In comparison, terrorist detainee Khalid Sheikh Mohammed’s interrogation sessions were quite unlike the type of imprisonment Port Authority officers experienced when trapped thirty-feet beneath the rubble of the World Trade Center for twenty-two hours. They were choked by dust and smoke and fire-balls tumbled into the hole that held their crushed bodies. Miraculously rescued from the fiery pile, one officer spent six-weeks in a medically induced coma, endured thirty surgeries and suffered extensive skin grafting to save his limbs.
Terrorists committed to Islam’s domination furthered their goal, on September 11th, by successfully torturing innocent victims who were dying of smoke inhalation, immolated or crushed under tons of cement. These sufferers endured so much pain that “…the skin on their bodies burnt off.” If given the choice of being forcibly questioned or being singed to the bone by a huge meteor-like fireball flashing out from a freight elevator shaft, 9-11 victims would prefer enhanced interrogation over terror, for sure.
Any suggestion that induced muscle fatigue is either immoral or inhumane renders America impotent as compared to an enemy who casually decapitates innocent people in an attempt to portray potency and commitment to higher ideals. The President’s policy suggests that even if benign forms of intimidation have proven effective in preventing nuclear or biological weapons from being detonated in American cities, its use still remains criminal.
The most divisive of all techniques white towel, water boarding or simulated drowning, was used by our CIA because it worked, “…after just 35 seconds under water” Zubaydah submitted information, which aided our nation in the world-wide war on terror and subverted plots here in the United States. The divisive memos stated that exposure to enhanced questioning worked to convince high value detainees to cooperate. “KSM and Zubaydah were pivotal sources because of their ability and willingness to provide … analysis and speculation about the capabilities, methodologies and mindsets of terrorists,” very possibly their aid was the primary reason Americans have not been attacked since September 11th.
Khalid Sheikh Mohammed and Zubaydah reveled in Americans suffering. They praised Allah when desperate people chose to leap hundreds of floors to their deaths. The decision to declare war on Bush’s policies, and to publicly condemn effective coercion techniques, suggests to the world that al Qaeda warriors’ comfort levels take precedence over protecting American lives.
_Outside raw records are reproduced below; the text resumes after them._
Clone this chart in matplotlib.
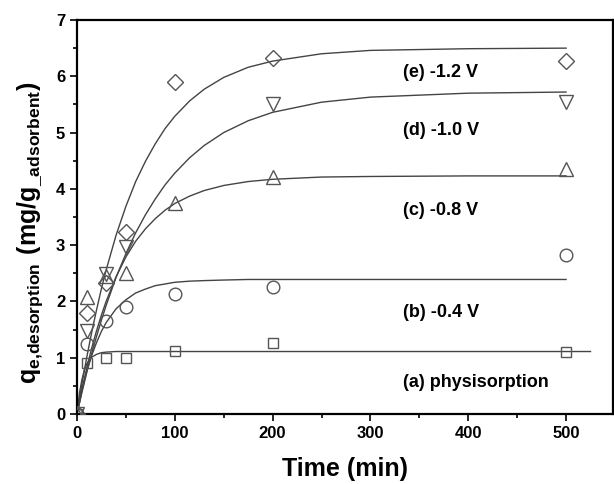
import matplotlib
matplotlib.use("Agg")
import matplotlib.pyplot as plt
from matplotlib.ticker import MultipleLocator

plt.rcParams['font.family'] = ['Liberation Sans', 'DejaVu Sans']
plt.rcParams['font.weight'] = 'bold'
plt.rcParams['mathtext.fontset'] = 'custom'
plt.rcParams['mathtext.rm'] = 'Liberation Sans'
plt.rcParams['mathtext.bf'] = 'Liberation Sans:bold'

# meetpunten (tijd in min, q in mg/g)
t_a = [0, 10, 30, 50, 100, 200, 500]
q_a = [0, 0.90, 0.99, 1.00, 1.12, 1.27, 1.10]
t_b = [0, 10, 30, 50, 100, 200, 500]
q_b = [0, 1.25, 1.65, 1.90, 2.14, 2.25, 2.82]
t_c = [0, 10, 30, 50, 100, 200, 500]
q_c = [0, 2.08, 2.45, 2.51, 3.75, 4.21, 4.36]
t_d = [0, 10, 30, 50, 200, 500]
q_d = [0, 1.47, 2.48, 2.97, 5.50, 5.55]
t_e = [0, 10, 30, 50, 100, 200, 500]
q_e = [0, 1.79, 2.32, 3.24, 5.90, 6.32, 6.27]

# fit-lijnen
fit_t = [0, 5, 10, 15, 20, 25, 30, 40, 50, 60, 70, 80, 90, 100, 115, 130, 150, 175, 200, 250, 300, 400, 500]
fit_b = [0, 0.41, 0.76, 1.04, 1.27, 1.47, 1.63, 1.87, 2.03, 2.15, 2.22, 2.28, 2.31, 2.34, 2.36, 2.37,
         2.38, 2.39, 2.39, 2.39, 2.39, 2.39, 2.39]
fit_c = [0, 0.43, 0.82, 1.17, 1.48, 1.76, 2.01, 2.44, 2.79, 3.07, 3.29, 3.47, 3.62, 3.74, 3.87, 3.97,
         4.06, 4.13, 4.17, 4.21, 4.22, 4.23, 4.23]
fit_d = [0, 0.38, 0.74, 1.07, 1.38, 1.67, 1.94, 2.43, 2.85, 3.22, 3.54, 3.82, 4.07, 4.28, 4.55, 4.77,
         5.00, 5.21, 5.36, 5.54, 5.63, 5.70, 5.72]
fit_e = [0, 0.53, 1.01, 1.45, 1.85, 2.23, 2.57, 3.18, 3.69, 4.13, 4.49, 4.80, 5.07, 5.29, 5.56, 5.77,
         5.98, 6.16, 6.27, 6.40, 6.46, 6.49, 6.50]
fit_t_a = [0, 2.5, 5, 7.5, 10, 12.5, 15, 20, 25, 30, 40, 50, 100, 200, 300, 400, 525]
fit_a = [0, 0.37, 0.61, 0.78, 0.89, 0.96, 1.01, 1.06, 1.09, 1.10, 1.11, 1.11, 1.11, 1.11, 1.11, 1.11, 1.11]

labels = ['(a) physisorption', '(b) -0.4 V', '(c) -0.8 V', '(d) -1.0 V', '(e) -1.2 V']
label_y = [0.56, 1.80, 3.61, 5.04, 6.07]
label_x = 333

fig = plt.figure(figsize=(6.14, 4.84), dpi=100)
ax = fig.add_axes([77/614, 70/484, 536/614, 394/484])

# fit-lijnen
line_kw = dict(color='#444444', lw=1.0, zorder=2)
ax.plot(fit_t_a, fit_a, **line_kw)
ax.plot(fit_t, fit_b, **line_kw)
ax.plot(fit_t, fit_c, **line_kw)
ax.plot(fit_t, fit_d, **line_kw)
ax.plot(fit_t, fit_e, **line_kw)

# open symbolen voor de metingen
mk = dict(ls='none', mfc='none', mec='#555555', mew=1.0, zorder=3)
ax.plot(t_a, q_a, marker='s', ms=7.9, **mk)
ax.plot(t_b, q_b, marker='o', ms=9.1, **mk)
ax.plot(t_c, q_c, marker='^', ms=9.4, **mk)
ax.plot(t_d, q_d, marker='v', ms=9.4, **mk)
ax.plot(t_e, q_e, marker='D', ms=8.1, **mk)

for txt, y in zip(labels, label_y):
    ax.text(label_x, y, txt, fontsize=13, fontweight='bold', ha='left', va='center')

ax.set_xlim(0, 548)
ax.set_ylim(0, 7)
ax.xaxis.set_major_locator(MultipleLocator(100))
ax.xaxis.set_minor_locator(MultipleLocator(50))
ax.yaxis.set_major_locator(MultipleLocator(1))
ax.yaxis.set_minor_locator(MultipleLocator(0.5))
ax.tick_params(which='both', direction='out', top=False, right=False, width=1.2, labelsize=12)
ax.tick_params(which='major', length=5)
ax.tick_params(which='minor', length=3)
for s in ax.spines.values():
    s.set_linewidth(1.6)

ax.set_xlabel('Time (min)', fontsize=18, fontweight='bold', labelpad=12)
ax.set_ylabel(r'$\mathbf{q}_{\mathrm{e{,}desorption}}\ \mathbf{(mg/g}_{\mathrm{\_adsorbent}}\mathbf{)}$',
              fontsize=18, labelpad=8)
ax.yaxis.label.set_y(0.46)

fig.savefig('out.png', dpi=100)
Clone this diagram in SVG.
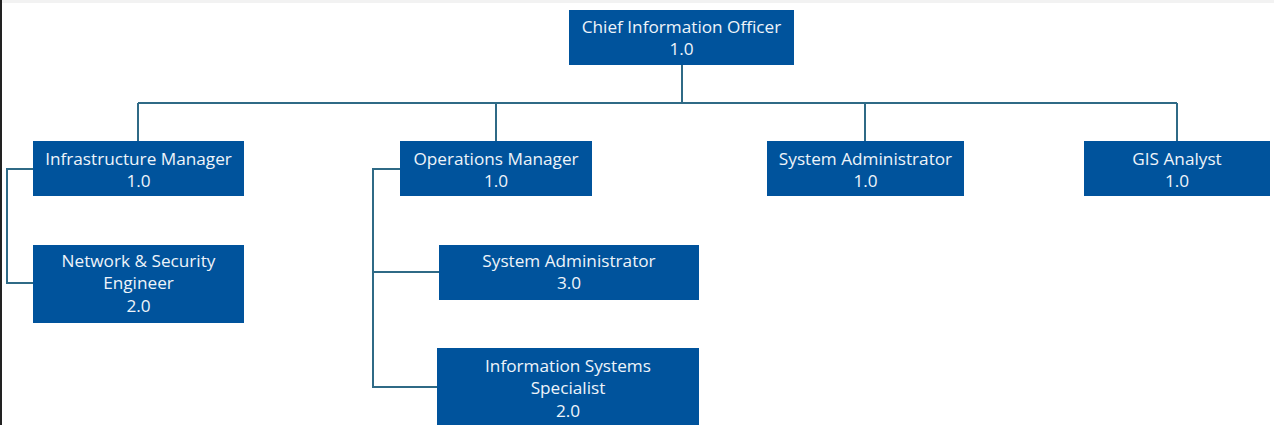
<svg xmlns="http://www.w3.org/2000/svg" width="1274" height="425" viewBox="0 0 1274 425">
<style>
.box{fill:#00539C}
.t{font-family:"Open Sans","Noto Sans",sans-serif;font-size:17.2px;fill:#EEF4FA;text-anchor:middle}
.c{fill:none;stroke:#2F6A86;stroke-width:2}
</style>
<rect x="0" y="0" width="1274" height="425" fill="#ffffff"/>
<rect x="0" y="0" width="1274" height="3" fill="#F2F2F2"/>
<rect x="0" y="0" width="2" height="425" fill="#222222"/>
<g id="connectors">
<path class="c" d="M682 65V103M138 103H1177M138 103V141M496 103V141M865 103V141M1177 103V141"/>
<path class="c" d="M33 169H7V283H33"/>
<path class="c" d="M400 169H373V387H437M373 272H439"/>
</g>
<g id="cio"><rect class="box" x="569" y="10" width="225" height="55"/><text class="t" x="681.5" y="33">Chief Information Officer</text><text class="t" x="681.5" y="55">1.0</text></g>
<g id="infra"><rect class="box" x="33" y="141" width="211" height="55"/><text class="t" x="138.5" y="165">Infrastructure Manager</text><text class="t" x="138.5" y="187">1.0</text></g>
<g id="ops"><rect class="box" x="400" y="141" width="192" height="55"/><text class="t" x="496" y="165">Operations Manager</text><text class="t" x="496" y="187">1.0</text></g>
<g id="sysadmin1"><rect class="box" x="767" y="141" width="197" height="55"/><text class="t" x="865.5" y="165">System Administrator</text><text class="t" x="865.5" y="187">1.0</text></g>
<g id="gis"><rect class="box" x="1084" y="141" width="186" height="55"/><text class="t" x="1177" y="165">GIS Analyst</text><text class="t" x="1177" y="187">1.0</text></g>
<g id="netsec"><rect class="box" x="33" y="245" width="211" height="78"/><text class="t" x="138.5" y="267">Network &amp; Security</text><text class="t" x="138.5" y="289">Engineer</text><text class="t" x="138.5" y="312">2.0</text></g>
<g id="sysadmin3"><rect class="box" x="439" y="245" width="260" height="55"/><text class="t" x="569" y="267">System Administrator</text><text class="t" x="569" y="289">3.0</text></g>
<g id="iss"><rect class="box" x="437" y="348" width="262" height="80"/><text class="t" x="568" y="372">Information Systems</text><text class="t" x="568" y="394">Specialist</text><text class="t" x="568" y="417">2.0</text></g>
</svg>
The President appears to be desperate for an opportunity to appease a befuddled sense of right and wrong. Rather than quelling the storm he is planning to extend the torture debate by releasing additional photos of non-sanctioned prisoner abuse in Iraq and Afghanistan. Obama’s torture policy makes him complicit in reaffirming antipathy toward America and jeopardizes eight years of successful national security.